While Heather has been instrumental in initiating improvements in farming practices, she feels that the farming community in general are doing a remarkably good job of caring for the environment.

“I don’t think they get enough recognition for what they have achieved,” she said. “It needs to be remembered that it was farmers who founded the landcare movement in the first place.”

Heather has had a long and dedicated commitment to education in Mount Barker through being active in the Mount Barker Primary School, then the High School P&C Association, and now the Mount Barker Community College, being on its executive for more than 10 years. 

As a long-time member of the Farm Advisory Committee she has contributed her personal expertise and trade links to the advantage of the students and the college. 

She has promoted the farm as an enterprise to the benefit of students, personally encouraged the staff teaching agriculture, and raised the standards in documentation and presentation of achievements.

She has shown the importance of good data and soil analysis for improving farm management and ensured that the curriculum was challenging for students.

Heather has been a highly effective parent, always working with staff to get the best out of her children at the same time supporting facilities for all students.

Heather and Mark’s work at Yaralla has also made it to the big screen, with the recent release of the Gondwana Link film, “Breathing Life into Boodja”.

Breathing Life into Boodja was created by a local team working with the Gondwana Link program, including award-winning film maker Frank Rijavec. 

It was a huge cooperative effort, involving over 120 individual and group contributions and more than 50 hours of filming.

The film showcases inspiring people from different walks of life across the Great Southern – environmentalists, farmers, scientists, the Noongar community and community groups – who are working together to reverse biodiversity loss, tackle global warming, respect and embrace cultural richness and grow food and fibre.

It reveals the nationally significant ecological restoration happening along the Gondwana Link wildlife corridor which supports native birds and wildlife and shows how the local community is exercising its power to make major changes to how we live and work in this globally recognised biodiversity hotspot.

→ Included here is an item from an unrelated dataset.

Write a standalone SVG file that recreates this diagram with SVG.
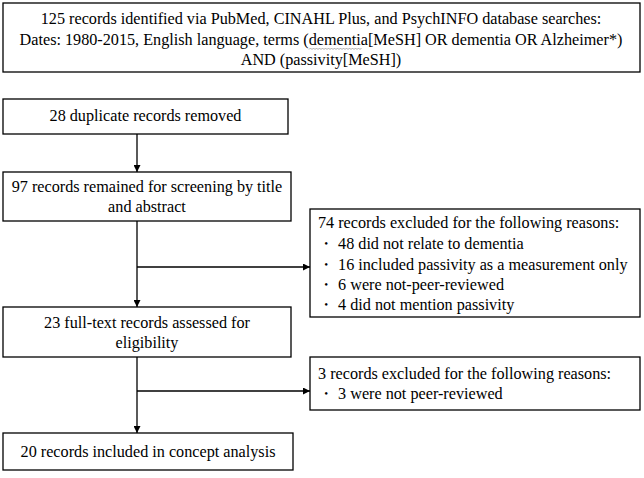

It celebrates the enduring strength and wisdom of Noongar culture, including recognising the connection between healthy land and healthy people.

The work done by Heather and Mark is prominent in the film.

The contribution Heather has made to the community in so many ways has been truly remarkable. Her advice and pragmatic enthusiasm have touched many lives. 

She has a huge appetite for hard work, always thinking the best of everybody, and genuinely desiring that those she touches in her activities will receive benefit and encouragement. 

“It is quite humbling to be singled out for recognition, and by people who you respect,” Heather said.

“There are so many of us working hard in this arena.

“One of the strengths of the landcare movement of the Great Southern is that we are a strong community who work very well together.

“And of course, Mark and the kids and the rest of my family have always been a wonderful support over the years.”